House Oversight Committee advances bill that would make DC the 51st state

Andrew Trunsky, DCNF

The House Oversight Committee on Wednesday voted to advance H.R. 51, the Washington, D.C. Admission Act, to the full chamber.

The 25 to 19 vote was along party lines, with Democrats in favor and Republicans opposed, and followed several hours of debate. Despite its advancement and upcoming likely passage in the Democratic House, it faces total Republican opposition in the Senate where it would need 60 votes to overcome an all but certain Republican filibuster.

“Today is an historic day for our country – and our democracy,” said New York Democratic Rep.
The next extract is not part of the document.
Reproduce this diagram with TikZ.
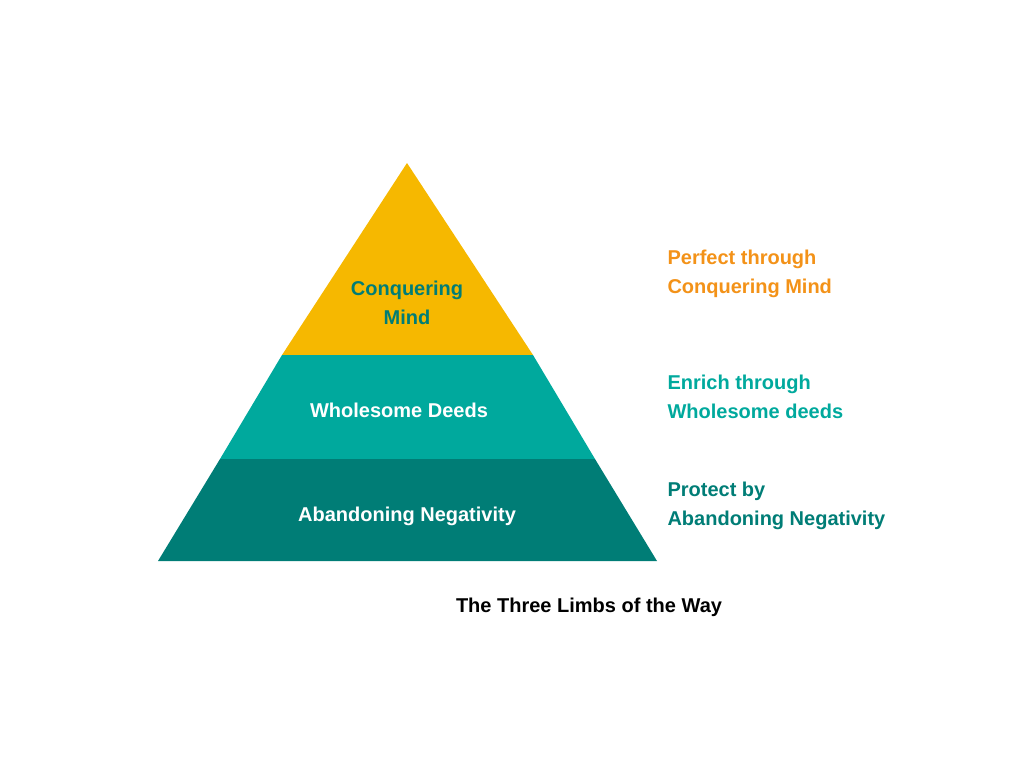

Carolyn Maloney, the committee’s chair, in her opening remarks ahead of the vote. “For only the second time in a generation, we will vote on whether the hundreds of thousands of American citizens will finally have their voices heard in Congress.”

The House of Representatives passed the bill during the last Congress, but it failed to even come up for a vote in the Republican Senate.

While Democrats have rallied behind the bill, saying that D.C. residents are entitled to federal representation and local self-governance, Republicans have labeled it as a means to gain two additional Democratic senators given the district’s liberal electorate.

“Let’s be clear what H.R. 51 is all about,” said Kentucky Republican Rep. James Commer, the committee’s ranking member. “It’s all about creating two new Democrat US Senate seats. That’s what it’s all about. We could end the discussion there.”

“This bill is part of the progressive pathway that President Biden, Leader Schumer and Speaker Pelosi have to reshape America into that socialist utopia that the Squad talk about,” he said.

Other Republicans focused on whether the act as written was constitutional, and most arguments have invoked the 23rd Amendment, which provides the district three electoral votes in presidential elections. If H.R. 51 is adopted, Republicans argued, then the few remaining residents in the smaller district would still have three votes, and outsized electoral influence as a result.

Republicans also offered various amendments to the bill. One offered by Arizona Rep. Paul Gosar, would have given the federal government even greater control over D.C., essentially the opposite of statehood.

Another, offered by North Carolina Rep. Virginia Foxx, would end federal funding for the district court system within 180 days and mandate that D.C. pay back the costs over three years, since other states have to pay for their own court systems.

“It seems this bill’s sponsors want to give the district the privileges of statehood without the responsibility,” Foxx said.